Does your student know that sometimes there are questions that seem to have no right or wrong answer? Today, let’s study a little geography and find out how that can possibly be.

When we talk about “America” most of us think of the United States. But many people in the rest of the world use the word “America” or the phrase “the Americas” interchangeably and by that phrase they’re referring to the entire western hemisphere; everything found in North America, South America and all of the associated islands and regions. Get out your world map or globe. We’re going to be explorers today- just like Amerigo Vespucci and Christopher Columbus!

Help your student encircle “the Americas” with his finger, tracing the entire north and south American continents.

Now what do we mean by “North America?” Usually, we define this is three nations: The United States, Canada and Mexico. Older students might be interested in learning more about NAFTA- the North American Free Trade Agreement between these three nations.

But if you Google “North America” you will quickly discover that there are many, many definitions of North America ranging from 3 nations, to 49 nations!!! The definition depends on whether or not you separate “Central America” from North America and South America- and it depends on including the many island nations and territories that are also found in the northern half of the western hemisphere such as Cuba, Costa Rica, Puerto Rico, etc.

There are two points to today’s activities. First- to become more familiar with the geography which surrounds the United States, exploring the map to discover the many islands and territories which are our north American neighbors. The second is to discover that there are sometimes several “correct answers” to the same question.

For example, if you hold up a cube and ask a student how many sides the cube has you can get many different answers.
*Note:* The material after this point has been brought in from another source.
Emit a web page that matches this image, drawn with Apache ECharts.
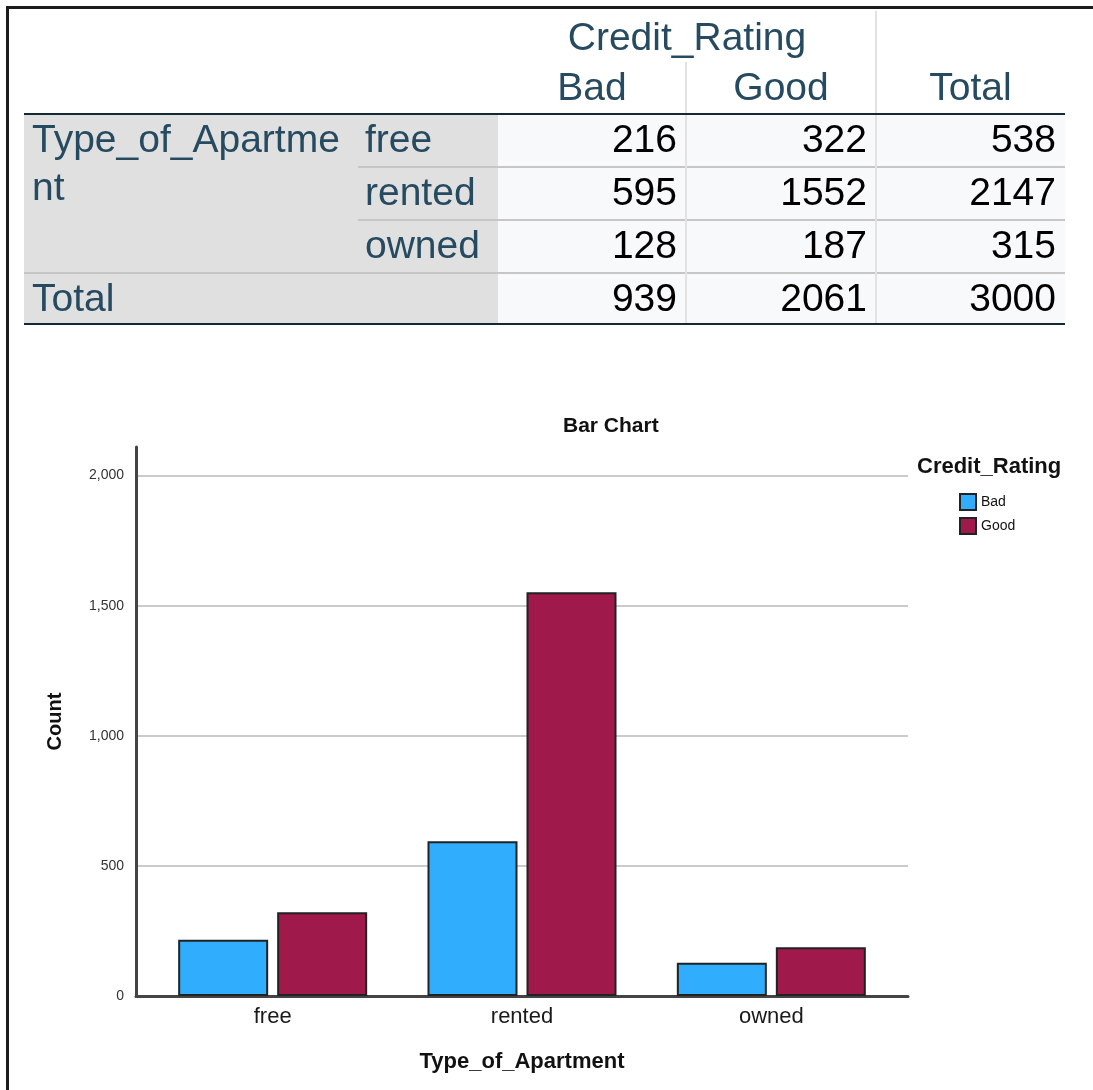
<!DOCTYPE html>
<html>
<head>
<meta charset="utf-8">
<title>Credit_Rating by Type_of_Apartment</title>
<script src="https://cdn.jsdelivr.net/npm/echarts@6/dist/echarts.min.js"></script>
<style>
  html, body { margin: 0; padding: 0; background: #fff; }
  body { width: 1093px; height: 1090px; position: relative; overflow: hidden; font-family: "Liberation Sans", Arial, sans-serif; }
  #frame { position: absolute; left: 6px; top: 6px; width: 1200px; height: 1200px; border-top: 3px solid #1c1c1c; border-left: 3px solid #1c1c1c; }
  #chart { position: absolute; left: 0; top: 0; width: 1093px; height: 1090px; }
  #tbl { position: absolute; left: 0; top: 0; width: 1093px; height: 340px; z-index: 2; }
  #tbl div { position: absolute; box-sizing: border-box; }
  .txt { font-size: 39px; line-height: 48px; white-space: nowrap; }
</style>
</head>
<body>
<div id="frame"></div>
<div id="chart"></div>
<div id="tbl"></div>
<script>
const categories = ["free", "rented", "owned"];
const ratingNames = ["Bad", "Good"];
const badCounts = [216, 595, 128];
const goodCounts = [322, 1552, 187];
const rowTotals = [538, 2147, 315];
const colTotals = [939, 2061, 3000];
const rowVar = "Type_of_Apartment";
const colVar = "Credit_Rating";
const yMax = 2110;

// ---- crosstab table (plain divs) ----
const tbl = document.getElementById("tbl");
const colX = [24, 358, 498, 686, 876, 1065];
const rowY = [114, 167, 220, 273, 324];
const labelColor = "#264a60";

function box(x, y, w, h, css) {
  let d = document.createElement("div");
  d.style.cssText = "left:" + x + "px;top:" + y + "px;width:" + w + "px;height:" + h + "px;" + (css || "");
  tbl.appendChild(d);
  return d;
}
function txt(str, x, y, w, align, color, extra) {
  let d = box(x, y, w, 48, "text-align:" + align + ";color:" + color + ";" + (extra || ""));
  d.className = "txt";
  d.textContent = str;
  return d;
}

// backgrounds
box(colX[0], rowY[0], colX[2] - colX[0], rowY[4] - rowY[0], "background:#e0e0e0");
box(colX[2], rowY[0], colX[5] - colX[2], rowY[4] - rowY[0], "background:#f8f9fa");
// grid lines
box(colX[1], rowY[1] - 1, colX[5] - colX[1], 2, "background:#c6c6c6");
box(colX[1], rowY[2] - 1, colX[5] - colX[1], 2, "background:#c6c6c6");
box(colX[0], rowY[3] - 1, colX[5] - colX[0], 2, "background:#c6c6c6");
box(colX[3] - 1, 62, 2, rowY[4] - 62, "background:#e2e2e2");
box(colX[4] - 1, 11, 2, rowY[4] - 11, "background:#e2e2e2");
box(colX[0], rowY[0] - 1, colX[5] - colX[0], 2, "background:#152935");
box(colX[0], rowY[4] - 1, colX[5] - colX[0], 2, "background:#152935");

// headers
txt(colVar, colX[2], 13, colX[4] - colX[2], "center", labelColor);
ratingNames.concat(["Total"]).forEach(function(n, i) {
  txt(n, colX[2 + i], 63, colX[3 + i] - colX[2 + i], "center", labelColor);
});

// row labels
txt(rowVar, colX[0] + 8, rowY[0] + 1, 318, "left", labelColor, "white-space:normal;word-break:break-all;height:auto");
categories.forEach(function(c, i) {
  txt(c, colX[1] + 7, rowY[i] + 1, colX[2] - colX[1] - 7, "left", labelColor);
});
txt("Total", colX[0] + 8, rowY[3] + 1, 300, "left", labelColor);

// numbers
let rows = categories.map(function(c, i) { return [badCounts[i], goodCounts[i], rowTotals[i]]; });
rows.push(colTotals);
rows.forEach(function(r, i) {
  r.forEach(function(v, j) {
    txt(String(v), colX[2 + j], rowY[i] + 1, colX[3 + j] - colX[2 + j] - 9, "right", "#000");
  });
});

// ---- bar chart ----
function commas(v) {
  return String(v).replace(/\B(?=(\d{3})+(?!\d))/g, ",");
}
const barColors = ["#31adfd", "#a0194b"];
let seriesData = [badCounts, goodCounts].map(function(vals, i) {
  return {
    name: ratingNames[i],
    type: "bar",
    xAxisIndex: 1,
    yAxisIndex: 1,
    barWidth: 90,
    barGap: "10%",
    itemStyle: {
      color: barColors[i],
      borderColor: "#222",
      borderWidth: 2
    },
    data: vals
  };
});

let option = {
  animation: false,
  textStyle: { fontFamily: "Liberation Sans, Arial, sans-serif" },
  title: [
    { text: "Bar Chart", left: 563, top: 416, padding: 0,
      textStyle: { fontSize: 21, fontWeight: "bold", color: "#111" } },
    { text: colVar, left: 917, top: 456, padding: 0,
      textStyle: { fontSize: 22, fontWeight: "bold", color: "#111" } }
  ],
  legend: {
    orient: "vertical",
    left: 959,
    top: 493,
    padding: 0,
    itemWidth: 16,
    itemHeight: 16,
    itemGap: 6,
    icon: "rect",
    textStyle: { fontSize: 14, color: "#111" },
    data: ratingNames
  },
  grid: [
    { left: 136, right: 185, top: 447, bottom: 94 },
    { left: 148, right: 197, top: 447, bottom: 94 }
  ],
  xAxis: [
    {
      gridIndex: 0,
      type: "category",
      data: categories,
      axisLine: { lineStyle: { color: "#444", width: 3 } },
      axisTick: { show: false },
      axisLabel: { show: false },
      splitLine: { show: false }
    },
    {
      gridIndex: 1,
      type: "category",
      data: categories,
      axisLine: { show: false },
      axisTick: { show: false },
      axisLabel: { fontSize: 22, color: "#1a1a1a", margin: 10 },
      name: rowVar,
      nameLocation: "middle",
      nameGap: 55,
      nameTextStyle: { fontSize: 22, fontWeight: "bold", color: "#111" }
    }
  ],
  yAxis: [
    {
      gridIndex: 0,
      type: "value",
      min: 0,
      max: yMax,
      interval: 500,
      axisLine: { show: true, lineStyle: { color: "#444", width: 3 } },
      axisTick: { show: false },
      axisLabel: { fontSize: 14, color: "#333", margin: 12, showMaxLabel: false, formatter: commas },
      splitLine: { show: true, showMaxLine: false, lineStyle: { color: "#cbcbcb", width: 2 } },
      name: "Count",
      nameLocation: "middle",
      nameRotate: 90,
      nameGap: 71,
      nameTextStyle: { fontSize: 20, fontWeight: "bold", color: "#111" }
    },
    { gridIndex: 1, type: "value", min: 0, max: yMax, show: false }
  ],
  series: seriesData
};
let myChart = echarts.init(document.getElementById("chart"));
myChart.setOption(option);
</script>
</body>
</html>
A top side and a bottom side. Or an inside and an outside. Or a front side, back side, left side and right side. Or six sides. Or eight sides (by including the inside and outside), etc. ALL are correct in some ways- and all are incomplete in other ways.

In human relationships there are sometimes more than one right answer as well. What we perceive as “how it happened” may NOT be how our friend or sibling perceived things unfolded. That’s why it’s always so important to communicate clearly with one another and not jump to conclusions based on our own understanding or interpretation. Talk with your children about some recent misunderstanding where two people had two different understandings of a particular event or set of circumstances. Stress the value of understanding and patience when having such a discussion.